Tuesday, September 4, 2007

Personalized browser as the window to YOUR Internet

Everyone uses a browser and they see it as the window to the Internet (obviously). But in reality the real window to the Internet is our personalized browser, not the vanilla browser we get when we first install it.

This trend is very clear when looking at a browser used by any prosumer. The user-interface is full of toolbar additions for services, the theme has been changed, there are extensions of various meaning adding gesture controls for example. The personalization has gone long past just having bookmarks.

A great example of this I had not picked up that strongly before are user-scripts. These small tweaks that can be installed on Firefox through Greasemonkey have the ability to remember information, remove parts of pages, change the look of pages, automatically mash-up information from sources, cross-refence data, and even speed up common task so that they require less clicks. User-scripts simply allow you to optimize your Internet experience.

A simple example would be to install a script that always automatically logs you into a service when you access their website and turns on your presence message to something new. This is fairly easy to create in JS.

Already now the availability of user-scripts is wide, with over 7500 scripts at userScripts.org mostly addressing the most used sites and services of the web.
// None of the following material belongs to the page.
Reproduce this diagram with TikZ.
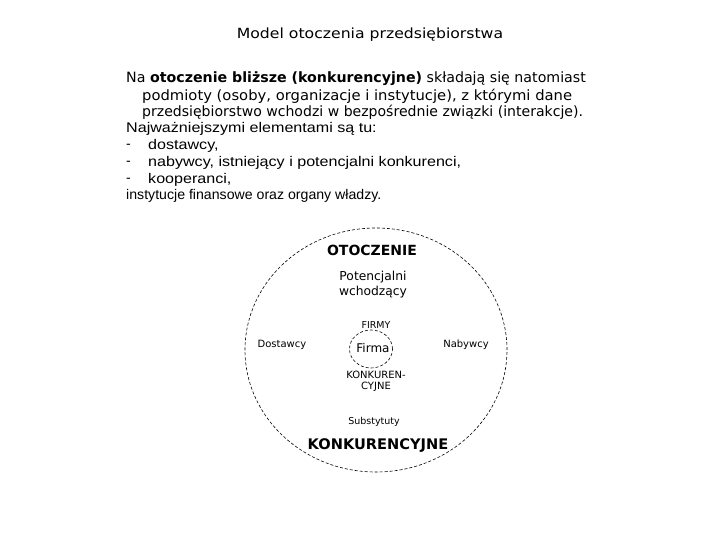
\documentclass[tikz,border=0pt]{standalone}
\usepackage{fontspec}
\usetikzlibrary{shapes.geometric}
\setmainfont{DejaVu Sans}
\newfontfamily\arialfont{Liberation Sans}
\begin{document}
\begin{tikzpicture}[x=1pt,y=-1pt,
  txt/.style={inner sep=0pt,anchor=west},
  lbl/.style={inner sep=0pt},
  body/.style={txt,font=\fontsize{14.2}{16}\selectfont},
  arial/.style={txt,font=\arialfont\fontsize{14}{16}\selectfont},
  dash ring/.style={draw=black,line width=0.6pt,dash pattern=on 3pt off 2pt}]
\useasboundingbox (0,0) rectangle (720,540);
\fill[white] (0,0) rectangle (720,540);
% title
\node[lbl,font=\fontsize{14}{16}\selectfont] (title) at (370,35) {\scalebox{1.12}[1]{Model otoczenia przedsiębiorstwa}};
% paragraph
\node[body] (l1) at (126,79) {Na \textbf{otoczenie bliższe (konkurencyjne)} składają się natomiast};
\node[body] (l2) at (142,96) {\scalebox{1.04}[1]{podmioty (osoby, organizacje i instytucje), z którymi dane}};
\node[body] (l3) at (142,112) {\scalebox{0.99}[1]{przedsiębiorstwo wchodzi w bezpośrednie związki (interakcje).}};
\node[arial] (l4) at (126,129) {\scalebox{1.15}[1]{Najważniejszymi elementami są tu:}};
\node[arial] (d5) at (126,146) {-};
\node[arial] (l5) at (148,146) {\scalebox{1.15}[1]{dostawcy,}};
\node[arial] (d6) at (126,163) {-};
\node[arial] (l6) at (148,163) {\scalebox{1.15}[1]{nabywcy, istniejący i potencjalni konkurenci,}};
\node[arial] (d7) at (126,180) {-};
\node[arial] (l7) at (148,180) {\scalebox{1.15}[1]{kooperanci,}};
\node[arial] (l8) at (126,196) {\scalebox{1.01}[1]{instytucje finansowe oraz organy władzy.}};
% diagram
\node[dash ring,ellipse,minimum width=262pt,minimum height=244pt,inner sep=0pt] (ring) at (376,350) {};
\node[dash ring,ellipse,minimum width=43pt,minimum height=38pt,inner sep=0pt] (firma) at (371,349) {};
\node[lbl,font=\fontsize{12}{14}\selectfont] (firmat) at (373,348) {Firma};
\node[lbl,font=\bfseries\fontsize{14}{16}\selectfont] (otocz) at (372,250) {OTOCZENIE};
\node[lbl,font=\fontsize{12.3}{15}\selectfont,align=center] (pot) at (373,285) {Potencjalni\\wchodzący};
\node[lbl,font=\fontsize{9.5}{11}\selectfont] (firmy) at (376,325) {FIRMY};
\node[lbl,font=\fontsize{10}{11}\selectfont,align=center] (konk) at (376,381) {KONKUREN-\\CYJNE};
\node[lbl,font=\fontsize{10}{12}\selectfont] (dost) at (282,345) {Dostawcy};
\node[lbl,font=\fontsize{10}{12}\selectfont] (nab) at (466,345) {Nabywcy};
\node[lbl,font=\fontsize{9.5}{12}\selectfont] (subst) at (374,422) {Substytuty};
\node[lbl,font=\bfseries\fontsize{14.6}{17}\selectfont] (konkb) at (378,446) {KONKURENCYJNE};
\end{tikzpicture}
\end{document}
For Flickr one simple search finds over 100 results.

Of course to evolve user-scripts to more mundane users would either need massive volumes (developers are working on it) or a tool for simple creation. The basics of what scripts do are anyways fairly simple, as listed earlier, so a similar application as the Automator for Leopard Mac OS X could be an interesting concept.

Browsing is getting more personal and the people working around browsers whether for desktops or mobile devices need to adapt their approach to fulfill these needs. You want your window to your Internet behaving like you and not as someone designed it.